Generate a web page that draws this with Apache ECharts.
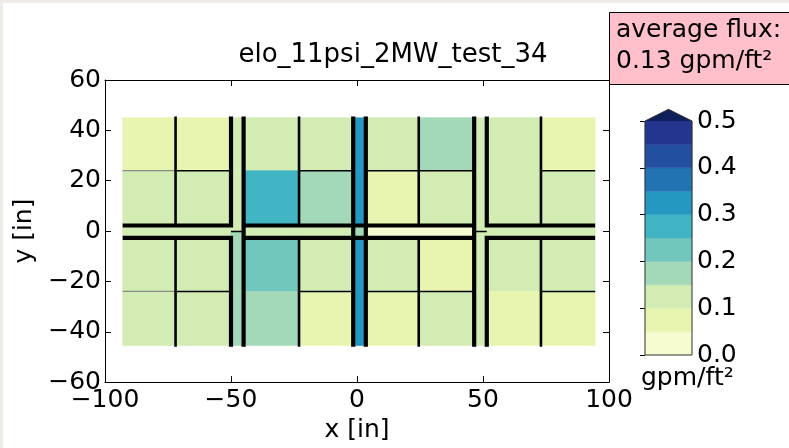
<!DOCTYPE html>
<html>
<head>
<meta charset="utf-8">
<script src="https://cdn.jsdelivr.net/npm/echarts@6/dist/echarts.min.js"></script>
<style>
  html, body { margin: 0; padding: 0; background: #fff; }
  #chart { width: 789px; height: 448px; }
</style>
</head>
<body>
<div id="chart"></div>
<script>
// Panel cell edges (inches): 8 panels across with three narrow strips, split by a horizontal strip
const xEdges = [-93, -72, -50, -45, -23, -1.5, 3.5, 24.5, 46.5, 51.5, 73, 94.5];
const yEdges = [45, 24, 2.2, -0.2, -2.7, -24, -45.5];

// Flux per cell in gpm/ft², rows listed top to bottom, columns left to right
const fluxRow1 = [0.08, 0.08, 0.12, 0.12, 0.12, 0.32, 0.12, 0.17, 0.12, 0.12, 0.08];
const fluxRow2 = [0.12, 0.12, 0.12, 0.27, 0.17, 0.32, 0.08, 0.12, 0.12, 0.12, 0.12];
const fluxRow3 = [0.12, 0.12, 0.12, 0.12, 0.12, 0.17, 0.03, 0.03, 0.12, 0.12, 0.12];
const fluxRow4 = [0.12, 0.12, 0.17, 0.12, 0.12, 0.17, 0.03, 0.03, 0.12, 0.12, 0.12];
const fluxRow5 = [0.12, 0.12, 0.17, 0.22, 0.12, 0.32, 0.12, 0.08, 0.12, 0.12, 0.12];
const fluxRow6 = [0.12, 0.12, 0.17, 0.17, 0.08, 0.32, 0.08, 0.12, 0.12, 0.08, 0.08];
const fluxRows = [fluxRow1, fluxRow2, fluxRow3, fluxRow4, fluxRow5, fluxRow6];

const averageFlux = 0.13;

// Contour levels and their fill colours (YlGnBu), plus the "over" colour
const levels = [0, 0.05, 0.1, 0.15, 0.2, 0.25, 0.3, 0.35, 0.4, 0.45, 0.5];
const levelColors = ['#f7fbd0', '#e8f5b0', '#d2ecb4', '#a3d9b8', '#72c7bd',
                     '#41b5c4', '#2498c1', '#2173b2', '#234fa1', '#24358f'];
const overColor = '#0e1f5c';

// Axis ticks
const xTicks = { min: -100, max: 100, step: 50 };
const yTicks = { min: -60, max: 60, step: 20 };
const cbarTicks = { min: 0, max: 0.5, step: 0.1 };

// Pipe outlines (inches)
const heavyPaths = [
  [[-93, 2.2], [-50, 2.2], [-50, 45.5]],
  [[-93, -2.7], [-50, -2.7], [-50, -46]],
  [[-45, 45.5], [-45, -46]],
  [[-1.5, 45.5], [-1.5, -46]],
  [[3.5, 45.5], [3.5, -46]],
  [[46.5, 45.5], [46.5, -46]],
  [[-45, 2.2], [46.5, 2.2]],
  [[-45, -2.7], [46.5, -2.7]],
  [[94.5, 2.2], [51.5, 2.2], [51.5, 45.5]],
  [[94.5, -2.7], [51.5, -2.7], [51.5, -46]]
];
const mediumPaths = [
  [[-72, 45.5], [-72, 2.2]], [[-72, -2.7], [-72, -46]],
  [[-23, 45.5], [-23, 2.2]], [[-23, -2.7], [-23, -46]],
  [[24.5, 45.5], [24.5, 2.2]], [[24.5, -2.7], [24.5, -46]],
  [[73, 45.5], [73, 2.2]], [[73, -2.7], [73, -46]]
];
const thinPaths = [
  [[-72, 24], [-50, 24]], [[-23, 24], [-1.5, 24]], [[3.5, 24], [46.5, 24]], [[73, 24], [94.5, 24]],
  [[-72, -24], [-50, -24]], [[-23, -24], [-1.5, -24]], [[3.5, -24], [46.5, -24]], [[73, -24], [94.5, -24]],
  [[-50, -0.2], [-45, -0.2]], [[46.5, -0.2], [51.5, -0.2]]
];
const faintPaths = [
  [[-93, 24], [-72, 24]], [[-93, -24], [-72, -24]]
];

const FONT = 'DejaVu Sans';
const FS = 25;
const minus = v => String(v).replace('-', '\u2212');

function bandColor(v) {
  if (v >= levels[levels.length - 1]) return overColor;
  for (let i = levelColors.length - 1; i >= 0; i--) {
    if (v >= levels[i]) return levelColors[i];
  }
  return levelColors[0];
}

const cellData = [];
fluxRows.forEach((row, r) => {
  row.forEach((v, c) => {
    cellData.push([xEdges[c], xEdges[c + 1], yEdges[r + 1], yEdges[r], v]);
  });
});

const bandData = levelColors.map((c, i) => [levels[i], levels[i + 1], i]);

function pathSeries(paths, width, color) {
  return {
    type: 'lines',
    coordinateSystem: 'cartesian2d',
    xAxisIndex: 0,
    yAxisIndex: 0,
    polyline: true,
    silent: true,
    z: 5,
    lineStyle: { color: color, width: width, opacity: 1, curveness: 0, cap: 'butt', join: 'miter' },
    data: paths.map(p => ({ coords: p }))
  };
}

const labelStyle = { color: '#000', fontFamily: FONT, fontSize: FS };
const tickStyle = { color: '#000', width: 1 };

const chart = echarts.init(document.getElementById('chart'), null, { renderer: 'canvas' });

chart.setOption({
  backgroundColor: '#fff',
  animation: false,
  grid: [
    { left: 105, top: 80, width: 504, height: 303, show: false },
    { left: 645, top: 121, width: 47, height: 234, show: false }
  ],
  xAxis: [
    {
      gridIndex: 0, type: 'value', position: 'bottom',
      min: xTicks.min, max: xTicks.max, interval: xTicks.step,
      axisLine: { show: true, onZero: false, lineStyle: tickStyle },
      axisTick: { show: true, inside: true, length: 6, lineStyle: tickStyle },
      axisLabel: Object.assign({ margin: 6, formatter: minus }, labelStyle),
      splitLine: { show: false },
      name: 'x [in]', nameLocation: 'middle', nameGap: 32,
      nameTextStyle: labelStyle
    },
    {
      gridIndex: 0, type: 'value', position: 'top',
      min: xTicks.min, max: xTicks.max, interval: xTicks.step,
      axisLine: { show: true, onZero: false, lineStyle: tickStyle },
      axisTick: { show: true, inside: true, length: 6, lineStyle: tickStyle },
      axisLabel: { show: false },
      splitLine: { show: false }
    },
    {
      gridIndex: 1, type: 'value', min: 0, max: 1, show: false
    }
  ],
  yAxis: [
    {
      gridIndex: 0, type: 'value', position: 'left',
      min: yTicks.min, max: yTicks.max, interval: yTicks.step,
      axisLine: { show: true, onZero: false, lineStyle: tickStyle },
      axisTick: { show: true, inside: true, length: 6, lineStyle: tickStyle },
      axisLabel: Object.assign({ margin: 4, formatter: minus }, labelStyle),
      splitLine: { show: false },
      name: 'y [in]', nameLocation: 'middle', nameGap: 51, nameRotate: 90,
      nameTextStyle: labelStyle
    },
    {
      gridIndex: 0, type: 'value', position: 'right',
      min: yTicks.min, max: yTicks.max, interval: yTicks.step,
      axisLine: { show: true, onZero: false, lineStyle: tickStyle },
      axisTick: { show: true, inside: true, length: 6, lineStyle: tickStyle },
      axisLabel: { show: false },
      splitLine: { show: false }
    },
    {
      gridIndex: 1, type: 'value', position: 'right',
      min: cbarTicks.min, max: cbarTicks.max, interval: cbarTicks.step,
      axisLine: { show: false },
      axisTick: { show: true, inside: true, length: 5, lineStyle: tickStyle },
      axisLabel: Object.assign({ margin: 5, formatter: v => v.toFixed(1) }, labelStyle),
      splitLine: { show: false }
    }
  ],
  series: [
    {
      type: 'custom',
      xAxisIndex: 0, yAxisIndex: 0,
      silent: true, z: 2,
      data: cellData,
      encode: { x: [0, 1], y: [2, 3] },
      renderItem: function (params, api) {
        const a = api.coord([api.value(0), api.value(3)]);
        const b = api.coord([api.value(1), api.value(2)]);
        const col = bandColor(api.value(4));
        return {
          type: 'rect',
          shape: { x: a[0], y: a[1], width: b[0] - a[0], height: b[1] - a[1] },
          style: { fill: col, stroke: col, lineWidth: 0.6 }
        };
      }
    },
    pathSeries(faintPaths, 1.2, '#8a8a8a'),
    pathSeries(thinPaths, 1.5, '#000'),
    pathSeries(mediumPaths, 2.6, '#000'),
    pathSeries(heavyPaths, 4.2, '#000'),
    {
      type: 'custom',
      xAxisIndex: 2, yAxisIndex: 2,
      silent: true, z: 2,
      data: bandData,
      renderItem: function (params, api) {
        const a = api.coord([0, api.value(1)]);
        const b = api.coord([1, api.value(0)]);
        const col = levelColors[api.value(2)];
        return {
          type: 'rect',
          shape: { x: a[0], y: a[1], width: b[0] - a[0], height: b[1] - a[1] },
          style: { fill: col, stroke: col, lineWidth: 0.5 }
        };
      }
    },
    {
      // colour bar "over" extension and outline
      type: 'custom',
      xAxisIndex: 2, yAxisIndex: 2,
      silent: true, z: 3,
      data: [[cbarTicks.min, cbarTicks.max]],
      renderItem: function (params, api) {
        const lo = api.value(0), hi = api.value(1);
        const tip = hi + (hi - lo) * 0.05;
        const bl = api.coord([0, lo]), br = api.coord([1, lo]);
        const tl = api.coord([0, hi]), tr = api.coord([1, hi]);
        const apex = api.coord([0.5, tip]);
        return {
          type: 'group',
          children: [
            {
              type: 'polygon',
              shape: { points: [tl, tr, apex] },
              style: { fill: overColor }
            },
            {
              type: 'polygon',
              shape: { points: [bl, br, tr, apex, tl] },
              style: { fill: 'none', stroke: '#333', lineWidth: 1 }
            }
          ]
        };
      }
    }
  ],
  graphic: [
    { type: 'rect', silent: true, shape: { x: 0, y: 0, width: 789, height: 3 }, style: { fill: '#efece7' } },
    { type: 'rect', silent: true, shape: { x: 0, y: 0, width: 3, height: 448 }, style: { fill: '#efece7' } },
    {
      type: 'text', silent: true,
      style: { text: 'elo_11psi_2MW_test_34', x: 393, y: 55, textAlign: 'center', textVerticalAlign: 'middle',
               font: '26px "' + FONT + '"', fill: '#000' }
    },
    {
      type: 'text', silent: true,
      style: { text: 'gpm/ft\u00b2', x: 641, y: 378, textAlign: 'left', textVerticalAlign: 'middle',
               font: FS + 'px "' + FONT + '"', fill: '#000' }
    },
    {
      type: 'rect', silent: true, z: 10,
      shape: { x: 609.5, y: 12.5, width: 200, height: 72 },
      style: { fill: '#ffc0cb', stroke: '#000', lineWidth: 1 }
    },
    {
      type: 'text', silent: true, z: 11,
      style: { text: 'average flux:', x: 616, y: 30, textAlign: 'left', textVerticalAlign: 'middle',
               font: FS + 'px "' + FONT + '"', fill: '#000' }
    },
    {
      type: 'text', silent: true, z: 11,
      style: { text: averageFlux.toFixed(2) + ' gpm/ft\u00b2', x: 616, y: 61, textAlign: 'left', textVerticalAlign: 'middle',
               font: FS + 'px "' + FONT + '"', fill: '#000' }
    }
  ]
});
</script>
</body>
</html>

* Your instructions: Identify every line where the string "with" appears.

* Answer:
Generate a web page that draws this with Apache ECharts.
// Panel cell edges (inches): 8 panels across with three narrow strips, split by a horizontal strip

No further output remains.